El verano me hace de aquí

Sandra Lafuente, periodista venezolana, nació y creció vecina del ecuador del mundo, en Caracas. En España, encontró su fuente de energía solar en Cabo de Gata y en la madrileña piscina de Moratalaz

Sandra Lafuente

Antes de emigrar a España, hace siete años, desconocía que el clima es una experiencia corporal. Vengo del verano perenne . Algo inconsciente y salvaje dentro de mí -puede que hecho de la savia de los árboles espesos que en mi ciudad son más antiguos que los edificios- ignoró casi toda la vida esa ley incontestable de la naturaleza: que el sol puede irradiar desde otro lado, según la región de la Tierra que en su movimiento lo mire. Nací y crecí vecina del ecuador del mundo, en Caracas. El sol amaneciendo siempre cerca de las seis, haciéndose cenital en mi cabeza a las doce y cayendo en el ocaso no más tarde de las siete. Veinticinco, veintiocho, treinta grados todo el año y la brisa refrescante en el sueño. El mismo concierto de pájaros y bichos en el alba y en la noche. La certeza, el alivio, de que detrás de la montaña central de la cordillera de la costa, el Ávila de dos mil metros en su pico mayor, comenzaba el mar Caribe. El mar: cálido, disponible. En agosto o en febrero.

Entonces emigré. El ser atávico que me habita todavía se asombra con los cambios de estación (celebra siempre los primeros cantos de las tórtolas), pero aprendió a escuchar al cuerpo, que, hijo de la atmósfera, responde a tales cambios con la música propia de su biología.

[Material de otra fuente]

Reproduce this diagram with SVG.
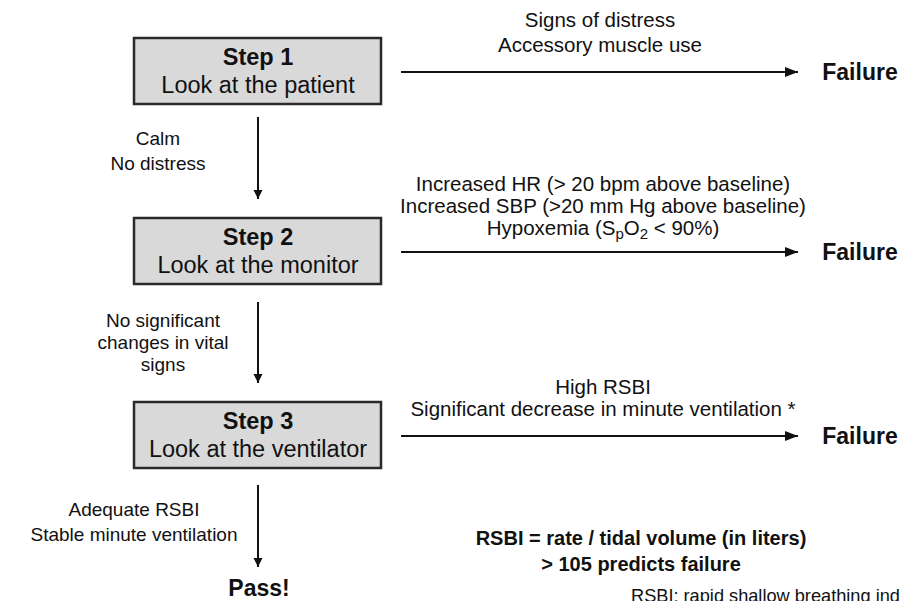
<svg xmlns="http://www.w3.org/2000/svg" width="901" height="601" viewBox="0 0 901 601">
<defs>
<marker id="ah" markerWidth="13" markerHeight="10" refX="13" refY="5" orient="auto" markerUnits="userSpaceOnUse">
<path d="M0,0 L13,5 L0,10 z" fill="#111"/>
</marker>
<marker id="av" markerWidth="9" markerHeight="11" refX="9" refY="4.5" orient="auto" markerUnits="userSpaceOnUse">
<path d="M0,0 L9,4.5 L0,9 z" fill="#111"/>
</marker>
<style>
.box{fill:#d9d9d9;stroke:#2a2a2a;stroke-width:2.5}
.t{font-family:"Liberation Sans",Arial,sans-serif;fill:#111;text-anchor:middle}
.b{font-weight:bold}
.n{font-size:23.5px}
.f{font-size:23px}
.s{font-size:19px}
.l{font-size:20.5px}
.con{stroke:#111;stroke-width:2;fill:none}
.h{marker-end:url(#ah)}
.v{marker-end:url(#av)}
</style>
</defs>
<rect width="901" height="601" fill="#fff"/>
<g id="connectors">
<line class="con v" x1="258" y1="117" x2="258" y2="199"/>
<line class="con v" x1="258" y1="302" x2="258" y2="383"/>
<line class="con v" x1="258" y1="485" x2="258" y2="567"/>
<line class="con h" x1="401" y1="72" x2="798" y2="72"/>
<line class="con h" x1="401" y1="252" x2="798" y2="252"/>
<line class="con h" x1="401" y1="436" x2="798" y2="436"/>
</g>
<g id="step1">
<rect class="box" x="134" y="38" width="247" height="66"/>
<text class="t b n" x="258" y="65">Step 1</text>
<text class="t n" x="258" y="93">Look at the patient</text>
</g>
<g id="step2">
<rect class="box" x="134" y="218" width="247" height="66"/>
<text class="t b n" x="258" y="245">Step 2</text>
<text class="t n" x="258" y="273">Look at the monitor</text>
</g>
<g id="step3">
<rect class="box" x="134" y="402" width="247" height="66"/>
<text class="t b n" x="258" y="429">Step 3</text>
<text class="t n" x="258" y="457">Look at the ventilator</text>
</g>
<g id="fail1"><text class="t b f" x="860" y="80">Failure</text></g>
<g id="fail2"><text class="t b f" x="860" y="260">Failure</text></g>
<g id="fail3"><text class="t b f" x="860" y="444">Failure</text></g>
<g id="pass"><text class="t b f" x="259" y="596">Pass!</text></g>
<g id="labels">
<text class="t l" x="600" y="27">Signs of distress</text>
<text class="t l" x="600" y="52">Accessory muscle use</text>
<text class="t l" x="603" y="191">Increased HR (&gt; 20 bpm above baseline)</text>
<text class="t l" x="603" y="213">Increased SBP (&gt;20 mm Hg above baseline)</text>
<text class="t l" x="603" y="235">Hypoxemia (S<tspan font-size="15" dy="4">p</tspan><tspan dy="-4">O</tspan><tspan font-size="15" dy="4">2</tspan><tspan dy="-4"> &lt; 90%)</tspan></text>
<text class="t l" x="603" y="394">High RSBI</text>
<text class="t l" x="603" y="416">Significant decrease in minute ventilation *</text>
<text class="t s" x="158" y="145">Calm</text>
<text class="t s" x="158" y="170">No distress</text>
<text class="t s" x="163" y="327">No significant</text>
<text class="t s" x="163" y="349">changes in vital</text>
<text class="t s" x="163" y="371">signs</text>
<text class="t s" x="134" y="516">Adequate RSBI</text>
<text class="t s" x="134" y="541">Stable minute ventilation</text>
<text class="t b" style="font-size:20px" x="641" y="545">RSBI = rate / tidal volume (in liters)</text>
<text class="t b" style="font-size:20px" x="641" y="571">&gt; 105 predicts failure</text>
<text class="t" style="font-size:18.2px;text-anchor:start" x="631" y="602">RSBI: rapid shallow breathing ind</text>
</g>
</svg>
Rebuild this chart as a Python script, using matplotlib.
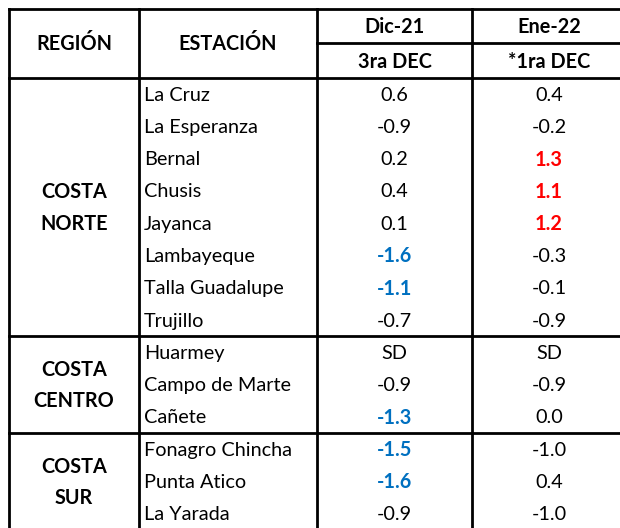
import matplotlib.pyplot as plt

plt.rcParams['font.family'] = ['Lato', 'DejaVu Sans']

regions = ["COSTA\nNORTE", "COSTA\nCENTRO", "COSTA\nSUR"]
region_sizes = [8, 3, 3]

stations = ["La Cruz", "La Esperanza", "Bernal", "Chusis", "Jayanca", "Lambayeque",
            "Talla Guadalupe", "Trujillo",
            "Huarmey", "Campo de Marte", "Cañete",
            "Fonagro Chincha", "Punta Atico", "La Yarada"]

# None = sin dato (SD)
dic21 = [0.6, -0.9, 0.2, 0.4, 0.1, -1.6, -1.1, -0.7,
         None, -0.9, -1.3,
         -1.5, -1.6, -0.9]
ene22 = [0.4, -0.2, 1.3, 1.1, 1.2, -0.3, -0.1, -0.9,
         None, -0.9, 0.0,
         -1.0, 0.4, -1.0]

months = ["Dic-21", "Ene-22"]
decades = ["3ra DEC", "*1ra DEC"]

# layout in pixels
W, H = 620, 528
col_x = [9, 139, 317, 472, 626]
top = 9
head_mid = 43
head_bot = 78
row_h = 32.27
fs = 14.3
lw = 2.0
blue = '#0070C0'
red = '#FF0000'

fig = plt.figure(figsize=(W / 100, H / 100), dpi=100)
ax = fig.add_axes([0, 0, 1, 1])
ax.set_xlim(0, W)
ax.set_ylim(H, 0)
ax.axis('off')


def vcolor(v):
    if v is None:
        return 'black'
    if v > 1.0:
        return red
    if v < -1.0:
        return blue
    return 'black'


bottom = head_bot + row_h * len(stations)

# header
ax.text((col_x[0] + col_x[1]) / 2, (top + head_bot) / 2 + 1, "REGIÓN", ha='center', va='center',
        fontsize=fs, fontweight='bold')
ax.text((col_x[1] + col_x[2]) / 2, (top + head_bot) / 2 + 1, "ESTACIÓN", ha='center', va='center',
        fontsize=fs, fontweight='bold')
for j in range(2):
    cx = (col_x[2 + j] + col_x[3 + j]) / 2
    ax.text(cx, (top + head_mid) / 2 + 1, months[j], ha='center', va='center',
            fontsize=fs, fontweight='bold')
    ax.text(cx, (head_mid + head_bot) / 2 + 1, decades[j], ha='center', va='center',
            fontsize=fs, fontweight='bold')

# rows
for i, name in enumerate(stations):
    cy = head_bot + row_h * (i + 0.5) + 1
    ax.text(col_x[1] + 5, cy, name, ha='left', va='center', fontsize=fs)
    for j, vals in enumerate([dic21, ene22]):
        v = vals[i]
        txt = "SD" if v is None else f"{v:.1f}"
        c = vcolor(v)
        ax.text((col_x[2 + j] + col_x[3 + j]) / 2, cy, txt, ha='center', va='center',
                fontsize=fs, color=c, fontweight='bold' if c != 'black' else 'normal')

# regions and group borders
y0 = head_bot
for reg, n in zip(regions, region_sizes):
    y1 = y0 + row_h * n
    mid = (y0 + y1) / 2
    parts = reg.split("\n")
    for k, part in enumerate(parts):
        ax.text((col_x[0] + col_x[1]) / 2, mid + (k - (len(parts) - 1) / 2) * 31.5 + 1, part,
                ha='center', va='center', fontsize=fs, fontweight='bold')
    ax.plot([col_x[0], col_x[-1]], [y1, y1], color='black', lw=lw, solid_capstyle='projecting')
    y0 = y1

# grid lines
ax.plot([col_x[0], col_x[-1]], [top, top], color='black', lw=lw, solid_capstyle='projecting')
ax.plot([col_x[2], col_x[-1]], [head_mid, head_mid], color='black', lw=lw)
ax.plot([col_x[0], col_x[-1]], [head_bot, head_bot], color='black', lw=lw)
for x in col_x:
    ax.plot([x, x], [top, bottom], color='black', lw=lw, solid_capstyle='projecting')

fig.savefig('out.png', dpi=100)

Anhelo, como creo que hace el residente promedio de esta esquina del planeta, la llegada a ese punto en el desplazamiento del globo, los tres meses en los que sol se hace rotundo y alarga los días. Esa pausa en la pesadez del ánimo. Procuro renovar la vida en la energía solar directa, y en cualquier forma del agua: en Cala Rajá (Cabo de Gata), en la piscina pública de Moratalaz , en el norte para huir del calor violento de la meseta, en una manguera en el patio, o en la playa de Caldetas (Barcelona), a distancia de Cercanías de Renfe. Así es como me hago de aquí con quienes ya lo han sido desde siempre.

El descanso es una necesidad natural cuando los días se redoblan en luz y calor. Comprendo ahora esa obviedad que cambia el horario laboral y la programación de la tele. Cuando digo descanso, digo reconexión con la jovialidad. Lo que nos hace correr al mar o a la piscina, o al pantano algunas de las tardes largas o el domingo entero, y, cuando la tarde se hace noche, a las terrazas, para hacer del gazpacho, la cerveza y la horchata elixires hidratantes.

Cala Rajá

La semana deseada de vacaciones, ese privilegio, nos rinde al no tiempo bajo la sombrilla, bajo el sol, del sol al agua, del agua al sol, cuerpo-teja. Yo no me muevo de la playa para la comida, porque esas serían para mí horas perdidas.

Mi yo salvaje y caribeño le saca provecho a estos meses; cada solsticio de junio llego a mi Arcadia . Vengo del verano perenne, pero mi cuerpo sabe que el de aquí acaba en octubre, que la piel regresará a su tono cetrino y el ánimo volverá a hibernar. Presiento lo mismo en los vecinos que hoy tuve en el lecho de la arena, tan cerca, y los que tendré el próximo domingo y en agosto y el verano que nos queda. Somos como dromedarios: almacenamos vitalidad para resistir el desierto que nos llegará en el ciclo siguiente, el sol apenas encendido, la luz escasa, el látigo del frío.